Renato memimpin kampanye untuk kembalinya Silva ke tim nasional. “Saya tidak pernah bosan melihat Thiago Silva bermain,” kata manajernya. “Ia adalah pemimpin dan pelatih di lapangan. Sangat menyenangkan melihatnya bermain, melihatnya memimpin tim di dalam empat lini. Senang bekerja dengannya. Ia banyak membantu kami karena kepemimpinannya dan, menurut pendapat saya, ia masih pemain tim nasional Brasil.”
Semifinal melawan Chelsea akan menjadi spesial bagi Silva. Ia menikmati empat musim yang sukses di Stamford Bridge, terutama mengingat tahun-tahunnya yang panjang di liga yang sangat menuntut, dan ia memenangkan Liga Champions – sebuah trofi yang telah berkali-kali luput darinya di PSG. Ia juga memenangkan Piala Dunia Antarklub, mengalahkan Palmeiras di final pada tahun 2021, meskipun memenangkan turnamen yang diperluas dengan Fluminense – klub tempat ia memulai karier mudanya pada usia 14 tahun – akan menjadi pencapaian di level yang berbeda. “Satu lagi! Masih ada dua lagi. Ini belum berakhir,” katanya kepada Renato saat mereka berpelukan di lapangan setelah mengalahkan Al-Hilal.

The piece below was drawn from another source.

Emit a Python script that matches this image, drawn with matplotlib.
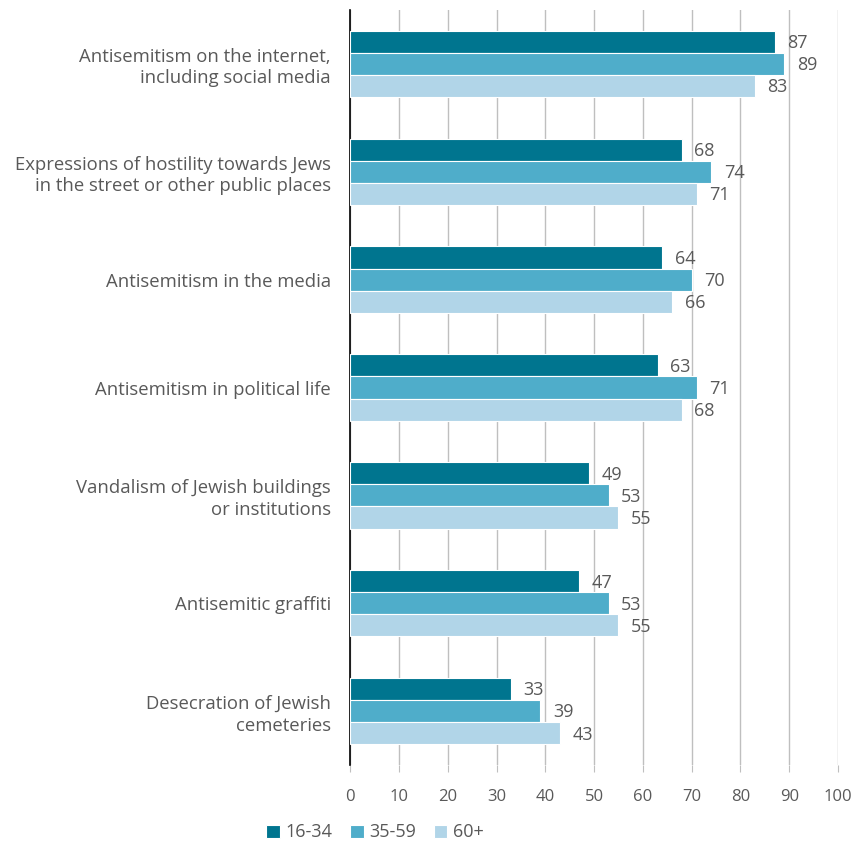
import matplotlib.pyplot as plt
import numpy as np

categories = [
    'Antisemitism on the internet,\nincluding social media',
    'Expressions of hostility towards Jews\nin the street or other public places',
    'Antisemitism in the media',
    'Antisemitism in political life',
    'Vandalism of Jewish buildings\nor institutions',
    'Antisemitic graffiti',
    'Desecration of Jewish\ncemeteries',
]
age_groups = ['16-34', '35-59', '60+']
values_16_34 = [87, 68, 64, 63, 49, 47, 33]
values_35_59 = [89, 74, 70, 71, 53, 53, 39]
values_60_plus = [83, 71, 66, 68, 55, 55, 43]
colors = ['#00758f', '#4fadca', '#b1d5e8']
text_color = '#595959'

plt.rcParams['font.family'] = ['Open Sans', 'DejaVu Sans']

fig = plt.figure(figsize=(8.52, 8.46), dpi=100)
ax = fig.add_axes([0.411, 0.0957, 0.5726, 0.8925])

y = np.arange(len(categories))
h = 0.205
series = [values_16_34, values_35_59, values_60_plus]
for i, (vals, name) in enumerate(zip(series, age_groups)):
    bars = ax.barh(y + (i - 1) * h, vals, height=h, color=colors[i],
                   edgecolor='white', linewidth=0.8, label=name, zorder=3)
    for b, v in zip(bars, vals):
        ax.annotate(str(v), (b.get_width(), b.get_y() + b.get_height() / 2),
                    xytext=(9, -1), textcoords='offset points', va='center',
                    ha='left', fontsize=13, color=text_color, zorder=4)

ax.set_xlim(0, 100)
ax.set_ylim(len(categories) - 0.5, -0.5)
ax.set_xticks(range(0, 101, 10))
ax.set_yticks(y)
ax.set_yticklabels(categories, fontsize=13.3, color=text_color, ha='right',
                   linespacing=1.25)
ax.tick_params(axis='y', length=0, pad=14)
ax.tick_params(axis='x', length=5, color='#bfbfbf', labelcolor=text_color,
               labelsize=12, pad=12)
ax.grid(axis='x', color='#bfbfbf', linewidth=1, zorder=0)
for s in ['top', 'right', 'bottom']:
    ax.spines[s].set_visible(False)
ax.spines['left'].set_color('black')
ax.spines['left'].set_linewidth(1.2)

leg = fig.legend(loc='center', bbox_to_anchor=(0.44, 0.016), ncol=3, frameon=False,
                 fontsize=13, handlelength=0.75, handleheight=0.75, handletextpad=0.3,
                 columnspacing=1.0)
for t in leg.get_texts():
    t.set_color(text_color)

fig.savefig('out.png', dpi=100)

Sekali lagi – seperti saat melawan Dortmund, Inter, dan mungkin bahkan Al-Hilal, penakluk Manchester City – Fluminense memasuki pertandingan berikutnya sebagai tim yang tidak diunggulkan. “Jika Anda melihatnya di atas kertas, Chelsea telah menginvestasikan lebih banyak uang dan memiliki lebih banyak bintang individu. Namun, Fluminense memiliki hal-hal yang dapat membawa mereka menang,” kata Mansur. “Mereka memiliki penjaga gawang hebat yang sedang dalam performa yang bagus; mereka telah menemukan cara untuk bertahan dan membuat tim tetap solid saat berada di bawah tekanan; dan mereka memiliki Jhon Arias di lini depan yang merupakan salah satu kandidat pemain terbaik turnamen. Terkadang, dalam turnamen sistem gugur, itu sudah cukup, jadi tidak diragukan lagi bahwa Fluminense dapat terus melaju, tetapi saya tidak berpikir mereka adalah favorit.”